• GOAL:
From the records below, pull each line that has "seaborn".

• INFORMATION SUPPLIED:
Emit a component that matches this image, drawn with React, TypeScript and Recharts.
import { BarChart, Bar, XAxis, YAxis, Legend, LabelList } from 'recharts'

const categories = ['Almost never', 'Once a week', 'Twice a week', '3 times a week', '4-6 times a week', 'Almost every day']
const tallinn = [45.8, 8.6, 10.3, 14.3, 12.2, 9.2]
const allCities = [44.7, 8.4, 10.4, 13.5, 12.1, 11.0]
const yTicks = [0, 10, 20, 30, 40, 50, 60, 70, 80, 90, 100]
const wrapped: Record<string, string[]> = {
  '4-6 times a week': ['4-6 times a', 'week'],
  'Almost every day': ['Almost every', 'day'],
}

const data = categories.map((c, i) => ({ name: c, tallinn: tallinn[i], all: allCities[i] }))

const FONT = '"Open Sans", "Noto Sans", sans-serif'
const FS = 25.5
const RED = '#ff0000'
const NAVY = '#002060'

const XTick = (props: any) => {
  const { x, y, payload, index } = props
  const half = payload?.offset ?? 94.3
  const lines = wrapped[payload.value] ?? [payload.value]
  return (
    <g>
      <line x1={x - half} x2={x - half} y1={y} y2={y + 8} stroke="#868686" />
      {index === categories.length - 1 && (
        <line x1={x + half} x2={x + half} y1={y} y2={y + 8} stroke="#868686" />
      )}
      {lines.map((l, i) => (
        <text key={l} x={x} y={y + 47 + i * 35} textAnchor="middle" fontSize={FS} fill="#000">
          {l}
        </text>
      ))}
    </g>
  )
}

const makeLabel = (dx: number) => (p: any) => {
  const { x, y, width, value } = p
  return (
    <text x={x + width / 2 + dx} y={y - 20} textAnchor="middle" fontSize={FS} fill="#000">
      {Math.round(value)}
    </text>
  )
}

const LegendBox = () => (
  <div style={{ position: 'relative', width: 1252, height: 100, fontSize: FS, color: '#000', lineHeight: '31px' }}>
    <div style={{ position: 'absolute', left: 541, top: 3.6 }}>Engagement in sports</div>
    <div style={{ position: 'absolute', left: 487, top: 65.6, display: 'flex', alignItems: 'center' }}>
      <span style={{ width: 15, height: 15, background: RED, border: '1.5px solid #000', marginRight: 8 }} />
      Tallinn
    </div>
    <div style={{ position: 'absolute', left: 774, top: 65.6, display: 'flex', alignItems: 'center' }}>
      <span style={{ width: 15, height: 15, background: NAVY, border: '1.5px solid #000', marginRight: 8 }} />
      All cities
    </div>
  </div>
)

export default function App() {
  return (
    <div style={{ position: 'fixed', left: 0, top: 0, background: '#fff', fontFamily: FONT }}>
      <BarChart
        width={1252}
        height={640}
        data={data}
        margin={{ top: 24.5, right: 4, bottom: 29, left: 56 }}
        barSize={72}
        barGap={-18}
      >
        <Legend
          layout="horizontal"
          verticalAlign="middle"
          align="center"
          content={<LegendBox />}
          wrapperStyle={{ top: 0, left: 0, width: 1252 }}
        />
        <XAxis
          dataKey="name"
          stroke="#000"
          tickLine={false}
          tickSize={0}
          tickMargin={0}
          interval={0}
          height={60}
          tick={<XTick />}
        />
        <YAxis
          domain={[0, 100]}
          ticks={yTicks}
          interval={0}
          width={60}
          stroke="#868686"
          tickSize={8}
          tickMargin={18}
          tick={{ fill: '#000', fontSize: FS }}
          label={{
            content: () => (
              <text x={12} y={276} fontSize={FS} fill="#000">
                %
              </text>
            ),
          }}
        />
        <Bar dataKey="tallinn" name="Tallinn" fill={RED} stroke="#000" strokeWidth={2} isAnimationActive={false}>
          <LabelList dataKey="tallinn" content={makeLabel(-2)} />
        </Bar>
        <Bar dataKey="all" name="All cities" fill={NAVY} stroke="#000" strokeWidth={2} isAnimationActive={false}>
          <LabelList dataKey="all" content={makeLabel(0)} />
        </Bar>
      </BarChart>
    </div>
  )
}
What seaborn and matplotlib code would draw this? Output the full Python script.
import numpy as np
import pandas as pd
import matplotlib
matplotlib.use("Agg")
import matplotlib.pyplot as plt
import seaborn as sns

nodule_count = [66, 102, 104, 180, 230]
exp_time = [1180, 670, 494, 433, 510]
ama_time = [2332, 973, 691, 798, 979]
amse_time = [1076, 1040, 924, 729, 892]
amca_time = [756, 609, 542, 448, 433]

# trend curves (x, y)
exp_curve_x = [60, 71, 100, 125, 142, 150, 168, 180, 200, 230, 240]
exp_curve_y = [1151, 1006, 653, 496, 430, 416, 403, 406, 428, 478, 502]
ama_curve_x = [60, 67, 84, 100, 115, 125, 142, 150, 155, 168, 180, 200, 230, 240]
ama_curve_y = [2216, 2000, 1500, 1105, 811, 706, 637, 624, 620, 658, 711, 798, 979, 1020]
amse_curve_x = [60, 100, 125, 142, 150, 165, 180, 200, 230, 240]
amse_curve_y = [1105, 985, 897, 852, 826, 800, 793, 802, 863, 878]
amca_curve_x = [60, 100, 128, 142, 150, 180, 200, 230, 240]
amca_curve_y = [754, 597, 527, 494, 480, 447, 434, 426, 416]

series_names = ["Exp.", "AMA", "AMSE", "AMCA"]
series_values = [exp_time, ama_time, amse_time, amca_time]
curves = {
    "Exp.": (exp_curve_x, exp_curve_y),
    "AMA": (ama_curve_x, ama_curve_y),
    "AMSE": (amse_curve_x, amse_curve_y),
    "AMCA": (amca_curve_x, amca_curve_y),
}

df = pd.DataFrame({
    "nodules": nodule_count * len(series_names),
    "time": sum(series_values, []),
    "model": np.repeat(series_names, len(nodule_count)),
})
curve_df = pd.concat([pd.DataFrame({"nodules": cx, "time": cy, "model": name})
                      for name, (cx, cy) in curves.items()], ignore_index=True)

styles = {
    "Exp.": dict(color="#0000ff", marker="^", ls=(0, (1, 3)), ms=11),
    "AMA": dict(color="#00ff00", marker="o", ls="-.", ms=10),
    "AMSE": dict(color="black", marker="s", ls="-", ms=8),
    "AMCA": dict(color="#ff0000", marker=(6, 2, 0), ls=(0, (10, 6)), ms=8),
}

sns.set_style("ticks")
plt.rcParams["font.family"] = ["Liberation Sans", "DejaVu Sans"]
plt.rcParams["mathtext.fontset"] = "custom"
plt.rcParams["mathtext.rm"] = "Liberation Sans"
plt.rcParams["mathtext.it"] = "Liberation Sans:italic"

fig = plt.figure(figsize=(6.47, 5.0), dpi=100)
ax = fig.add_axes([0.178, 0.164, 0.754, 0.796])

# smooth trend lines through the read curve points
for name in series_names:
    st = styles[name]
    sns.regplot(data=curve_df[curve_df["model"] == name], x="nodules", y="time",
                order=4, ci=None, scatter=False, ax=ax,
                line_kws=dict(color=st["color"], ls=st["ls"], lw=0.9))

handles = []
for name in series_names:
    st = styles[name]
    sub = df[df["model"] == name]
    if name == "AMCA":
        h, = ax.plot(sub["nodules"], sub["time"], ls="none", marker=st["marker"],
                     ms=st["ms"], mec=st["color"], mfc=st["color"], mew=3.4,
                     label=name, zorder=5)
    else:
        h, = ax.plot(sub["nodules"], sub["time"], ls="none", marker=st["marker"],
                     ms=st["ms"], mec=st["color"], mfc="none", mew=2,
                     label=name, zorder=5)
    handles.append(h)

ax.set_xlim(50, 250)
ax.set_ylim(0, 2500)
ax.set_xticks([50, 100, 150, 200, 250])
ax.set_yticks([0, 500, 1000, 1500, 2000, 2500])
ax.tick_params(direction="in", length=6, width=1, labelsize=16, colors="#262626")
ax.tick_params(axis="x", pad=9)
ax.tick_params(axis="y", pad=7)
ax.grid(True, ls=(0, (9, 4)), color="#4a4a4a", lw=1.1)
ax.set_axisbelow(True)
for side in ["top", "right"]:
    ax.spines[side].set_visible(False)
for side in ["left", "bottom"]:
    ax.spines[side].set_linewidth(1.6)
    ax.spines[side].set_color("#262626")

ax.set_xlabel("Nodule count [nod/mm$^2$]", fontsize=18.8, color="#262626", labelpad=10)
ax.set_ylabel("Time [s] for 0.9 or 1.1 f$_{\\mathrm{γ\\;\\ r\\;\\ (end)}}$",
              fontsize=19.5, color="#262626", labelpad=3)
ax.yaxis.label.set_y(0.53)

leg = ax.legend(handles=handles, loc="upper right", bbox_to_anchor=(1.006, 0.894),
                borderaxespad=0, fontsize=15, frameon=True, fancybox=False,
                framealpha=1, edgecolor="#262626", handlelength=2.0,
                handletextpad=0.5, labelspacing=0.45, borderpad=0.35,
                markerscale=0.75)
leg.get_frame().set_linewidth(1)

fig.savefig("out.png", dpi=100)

• TASK OUTPUT:
What seaborn and matplotlib code would draw this? Output the full Python script.
import seaborn as sns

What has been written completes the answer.